Greed is good, says Michael Douglas, Gordon Gekko in Oliver Stone’s cult classic, Wall Street. Undeniably, the world’s financial markets are based on self-interest, which is why they work so well moving capital around the globe. Money will only go where it can be used profitably--that is, filling a need and thereby increasing the world’s wealth.
Markets work best, however, when the self-interest driving them is enlightened. In other words, there’s a huge difference between decisions made solely to grab a big payday and those based on sound business principles.
Most corporate and market decisions feature elements of both.

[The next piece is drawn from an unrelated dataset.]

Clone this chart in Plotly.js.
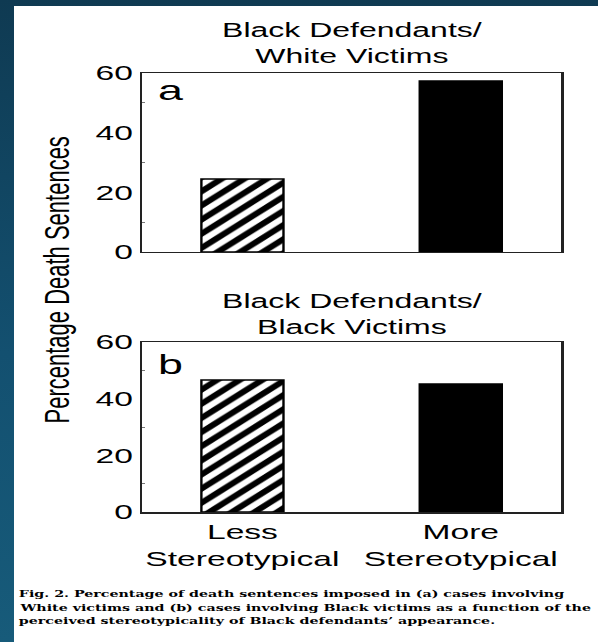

The key is whether there’s enough enlightened self-interest involved to make the situation worthwhile for more than just a handful of payoff-focused insiders.
A pretty good example of unenlightened greed is the insider trading case reported in a recent Wall Street Journal, involving takeover information collected from investment banking arms of Morgan Stanley and UBS. The Securities and Exchange Commission (SEC) has filed a complaint against 11 people and three trading companies for using the information about prospective deals to get in ahead of the game.
In this case, the perpetrators have been nailed and more than a few will likely go to jail. But it’s a pretty stark reminder of what some Wall Streeters will do when they see the prospect of easy money--regardless of moral or legal implications--if they think they can get away with it.
The case is another stark reminder that greed and corruption didn’t die with the prosecution of Bernie Ebbers, Jeff Skilling and others in the fallout from the Bear Market of 2000-02. The often onerous Sarbanes-Oxley legislation didn’t cure all the ills of the system. In fact, the evidence is growing that unbridled greed--not enlightened self-interest--is again on the rise. In other words, for us small investors, it’s as much a case of buyer beware as ever.